Stated goal: Search the records for the word "this" and pick out every line that has it.

Source code of charts:

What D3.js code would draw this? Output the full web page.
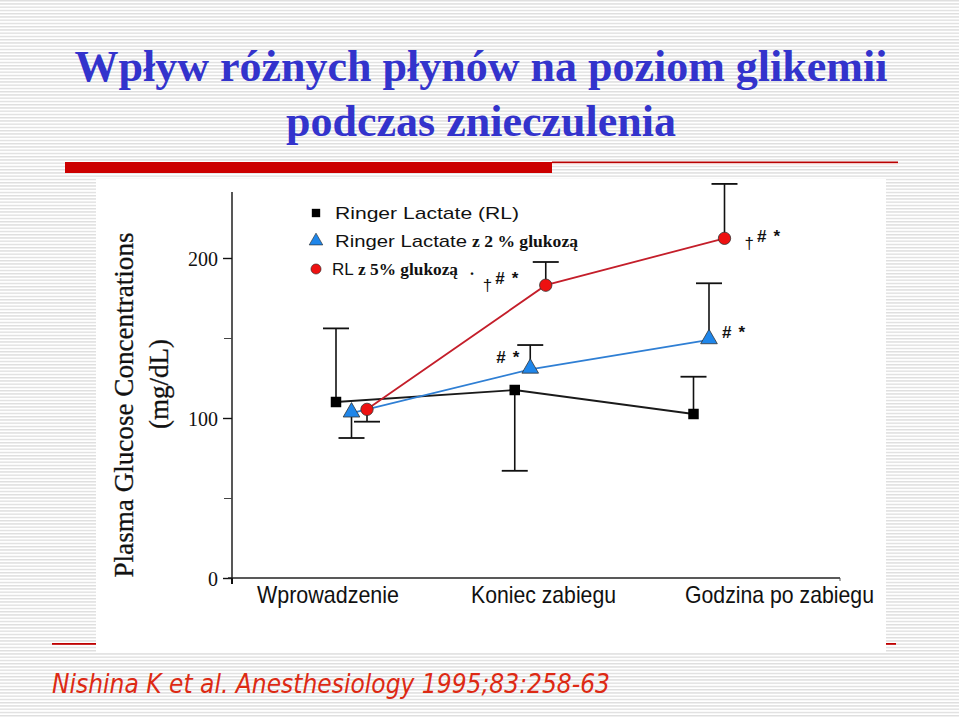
<!DOCTYPE html>
<html><head><meta charset="utf-8">
<script src="https://cdn.jsdelivr.net/npm/d3@7/dist/d3.min.js"></script>
<style>html,body{margin:0;padding:0;background:#fff;}svg{display:block;}</style>
</head><body>
<script>
// ---- data ----
const categories = ["Wprowadzenie", "Koniec zabiegu", "Godzina po zabiegu"];
const seriesNames = ["Ringer Lactate", "Ringer Lactate z 2 % glukozą", "RL z 5% glukozą"];
const rlValues   = [110, 117.5, 102.5];
const rlSD       = [46, 50.5, 23.3];
const rlDir      = [1, -1, 1];
const rl2Values  = [103, 130.4, 148.8];
const rl2SD      = [15.5, 15.2, 35.4];
const rl2Dir     = [-1, 1, 1];
const rl5Values  = [105.4, 183, 212.3];
const rl5SD      = [7.7, 14.5, 34];
const rl5Dir     = [-1, 1, 1];
const yTicks     = [0, 100, 200];
const yMinorTicks = [50, 150];
const rl2Marks   = ["", "# *", "# *"];
const rl5Marks   = ["", "† # *", "† # *"];

const W = 959, H = 717;
const svg = d3.select("body").append("svg").attr("width", W).attr("height", H);

// striped background
const defs = svg.append("defs");
const pat = defs.append("pattern").attr("id","stripes").attr("patternUnits","userSpaceOnUse")
  .attr("width", 8).attr("height", 3.25);
pat.append("rect").attr("width",8).attr("height",3.25).attr("fill","#ffffff");
pat.append("rect").attr("width",8).attr("height",1.4).attr("fill","#dedede");
svg.append("rect").attr("width",W).attr("height",H).attr("fill","url(#stripes)");

// title
const title = svg.append("text").attr("text-anchor","middle")
  .attr("font-family","'Liberation Serif','Times New Roman',serif").attr("font-weight","bold")
  .attr("font-size",44).attr("fill","#3333cc");
title.append("tspan").attr("x",481).attr("y",81).text("Wpływ różnych płynów na poziom glikemii");
title.append("tspan").attr("x",481).attr("y",136).text("podczas znieczulenia");

// red rules
svg.append("rect").attr("x",65).attr("y",162).attr("width",487).attr("height",11).attr("fill","#cc0000");
svg.append("rect").attr("x",552).attr("y",161.5).attr("width",346).attr("height",1.6).attr("fill","#b80000");
svg.append("rect").attr("x",552).attr("y",163.1).attr("width",346).attr("height",1.2).attr("fill","#f4c8c8");
svg.append("rect").attr("x",52).attr("y",643).attr("width",844).attr("height",1.8).attr("fill","#c00000");

// chart panel
svg.append("rect").attr("x",96).attr("y",179).attr("width",790).attr("height",473).attr("fill","#ffffff");

// scales
const y = d3.scaleLinear().domain([0, 100]).range([578, 418]);
const x = d3.scalePoint().domain(categories).range([351.5, 709]);
const xLab = d3.scalePoint().domain(categories).range([257, 685]);
const seriesOffset = [-15.5, 0, 15.5];
const labelWidths = [142, 145, 189];

const g = svg.append("g");
const serif = "'Liberation Serif','Times New Roman',serif";

// y axis
g.append("line").attr("x1",232).attr("x2",232).attr("y1",192).attr("y2",y(0)+4)
  .attr("stroke","#111").attr("stroke-width",1.4);
const yAxis = d3.axisLeft(y).tickValues(yTicks).tickSize(9).tickPadding(5)
  .tickFormat(d3.format("d"));
const ya = g.append("g").attr("transform","translate(232,0)").call(yAxis);
ya.select(".domain").remove();
ya.selectAll("line").attr("stroke","#111").attr("stroke-width",1.4);
ya.selectAll("text").attr("font-family",serif)
  .attr("font-size",20).attr("fill","#111").attr("dy","0.35em");
const yMinor = d3.axisLeft(y).tickValues(yMinorTicks).tickSize(8).tickFormat("");
const ym = g.append("g").attr("transform","translate(232,0)").call(yMinor);
ym.select(".domain").remove();
ym.selectAll("line").attr("stroke","#444").attr("stroke-width",1);

// x axis
g.append("line").attr("x1",228).attr("x2",840).attr("y1",y(0)).attr("y2",y(0))
  .attr("stroke","#222").attr("stroke-width",1.4);
g.append("line").attr("x1",232).attr("x2",232).attr("y1",y(0)).attr("y2",y(0)+6)
  .attr("stroke","#111").attr("stroke-width",2);
g.append("line").attr("x1",840).attr("x2",840).attr("y1",y(0)).attr("y2",y(0)+3)
  .attr("stroke","#555").attr("stroke-width",1);
g.selectAll("text.xl").data(categories).join("text").attr("class","xl")
  .attr("x", d => xLab(d)).attr("y", 603)
  .attr("font-family","'Liberation Sans',Arial,sans-serif")
  .attr("font-size",24).attr("fill","#111")
  .attr("textLength", (d, i) => labelWidths[i]).attr("lengthAdjust","spacingAndGlyphs")
  .text(d => d);

// y label
g.append("text").attr("transform","translate(133,405) rotate(-90)").attr("text-anchor","middle")
  .attr("font-family",serif).attr("font-size",27).attr("fill","#111")
  .attr("stroke","#111").attr("stroke-width",0.3)
  .attr("textLength",345).attr("lengthAdjust","spacingAndGlyphs")
  .text("Plasma Glucose Concentrations");
g.append("text").attr("transform","translate(168,384) rotate(-90)").attr("text-anchor","middle")
  .attr("font-family",serif).attr("font-size",27).attr("fill","#111")
  .attr("stroke","#111").attr("stroke-width",0.3)
  .text("(mg/dL)");

// series
const series = [
  {vals: rlValues, sd: rlSD, dir: rlDir, line: "#1a1a1a", fill: "#000", shape: d3.symbolSquare, size: 110},
  {vals: rl2Values, sd: rl2SD, dir: rl2Dir, line: "#2f7fd4", fill: "#1f86ea", shape: d3.symbolTriangle, size: 120},
  {vals: rl5Values, sd: rl5SD, dir: rl5Dir, line: "#c41e2a", fill: "#ee1111", shape: d3.symbolCircle, size: 120}
];

series.forEach((s, si) => {
  const pts = categories.map((c, i) => ({x: x(c) + seriesOffset[si], v: s.vals[i], sd: s.sd[i], dir: s.dir[i]}));
  pts.forEach(p => {
    const ye = y(p.v + p.dir * p.sd);
    g.append("line").attr("x1",p.x).attr("x2",p.x).attr("y1",y(p.v)).attr("y2",ye)
      .attr("stroke","#111").attr("stroke-width",1.6);
    g.append("line").attr("x1",p.x-13).attr("x2",p.x+13).attr("y1",ye).attr("y2",ye)
      .attr("stroke","#111").attr("stroke-width",1.8);
  });
});
series.forEach((s, si) => {
  const pts = categories.map((c, i) => ({x: x(c) + seriesOffset[si], v: s.vals[i]}));
  g.append("path").datum(pts)
    .attr("d", d3.line().x(d => d.x).y(d => y(d.v)))
    .attr("fill","none").attr("stroke", s.line).attr("stroke-width",1.8);
});
series.forEach((s, si) => {
  const pts = categories.map((c, i) => ({x: x(c) + seriesOffset[si], v: s.vals[i]}));
  g.selectAll(null).data(pts).join("path")
    .attr("transform", d => `translate(${d.x},${y(d.v) + (si===1?-1:0)})`)
    .attr("d", d3.symbol().type(s.shape).size(s.size))
    .attr("fill", s.fill).attr("stroke", si===0 ? "#000" : "#333").attr("stroke-width", si===0?0:0.8);
});

// annotations
const annoFont = "'Liberation Sans',Arial,sans-serif";
function mark(px, py, txt) {
  const t = g.append("text").attr("x",px).attr("y",py).attr("font-family",annoFont)
    .attr("font-size",17).attr("font-weight","bold").attr("fill","#111");
  const parts = txt.split(" ");
  parts.forEach((p, k) => {
    const ts = t.append("tspan").text(p);
    if (k > 0) ts.attr("dx", 7);
    if (p === "†") ts.attr("font-weight","normal").attr("dy", 7).attr("dx", 0);
    else if (k > 0 && parts[k-1] === "†") ts.attr("dy", -7).attr("dx", 3);
  });
}
rl2Marks.forEach((m, i) => {
  if (!m) return;
  const px = x(categories[i]) + seriesOffset[1];
  if (i === 1) mark(px - 34, y(rl2Values[i]) - 6, m);
  else mark(px + 13, y(rl2Values[i]) - 2, m);
});
rl5Marks.forEach((m, i) => {
  if (!m) return;
  const px = x(categories[i]) + seriesOffset[2];
  if (i === 1) mark(px - 63, y(rl5Values[i]) - 1, m);
  else mark(px + 20, y(rl5Values[i]) + 4, m);
});

// legend
const lg = g.append("g");
const lx = 316, ly = [213, 241, 269];
series.forEach((s, si) => {
  lg.append("path").attr("transform",`translate(${lx},${ly[si]})`)
    .attr("d", d3.symbol().type(s.shape).size(si===0?70:80))
    .attr("fill", s.fill).attr("stroke","#222").attr("stroke-width", si===0?0:0.6);
});
const sansL = "'Liberation Sans',Arial,sans-serif";
lg.append("text").attr("x",335).attr("y",219).attr("font-family",sansL).attr("font-size",17)
  .attr("fill","#111").attr("textLength",184).attr("lengthAdjust","spacingAndGlyphs").text("Ringer Lactate  (RL)");
lg.append("text").attr("x",335).attr("y",247).attr("font-family",sansL).attr("font-size",17)
  .attr("fill","#111").attr("textLength",132).attr("lengthAdjust","spacingAndGlyphs").text("Ringer Lactate");
lg.append("text").attr("x",472).attr("y",247).attr("font-family",serif).attr("font-weight","bold")
  .attr("font-size",16).attr("fill","#111").attr("textLength",106).attr("lengthAdjust","spacingAndGlyphs").text("z 2 % glukozą");
lg.append("text").attr("x",332).attr("y",275).attr("font-family",sansL).attr("font-size",17)
  .attr("fill","#111").text("RL");
lg.append("text").attr("x",358).attr("y",275).attr("font-family",serif).attr("font-weight","bold")
  .attr("font-size",16).attr("fill","#111").attr("textLength",100).attr("lengthAdjust","spacingAndGlyphs").text("z 5% glukozą");
lg.append("text").attr("x",470).attr("y",275).attr("font-family",serif).attr("font-weight","bold")
  .attr("font-size",16).attr("fill","#111").text(".");

// footer
svg.append("text").attr("x",52).attr("y",693)
  .attr("font-family","'DejaVu Sans','Liberation Sans',sans-serif").attr("font-style","italic")
  .attr("font-size",27).attr("fill","#dd2a14")
  .attr("textLength",558).attr("lengthAdjust","spacingAndGlyphs")
  .text("Nishina K et al. Anesthesiology 1995;83:258-63");
</script>
</body></html>
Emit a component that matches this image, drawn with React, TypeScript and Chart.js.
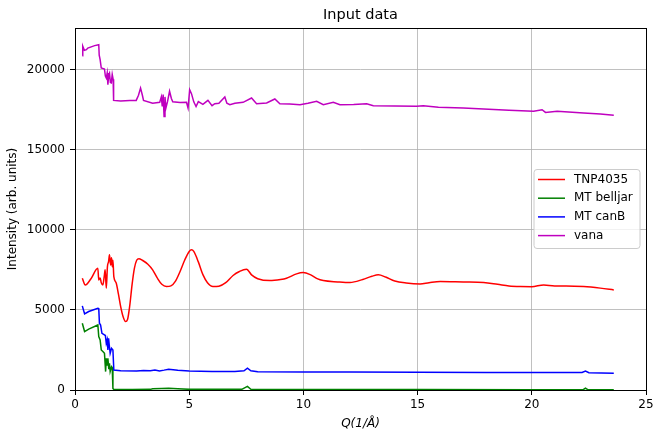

Full response:
What D3.js code would draw this? Output the full web page.
Emit a component that matches this image, drawn with React, TypeScript and Chart.js.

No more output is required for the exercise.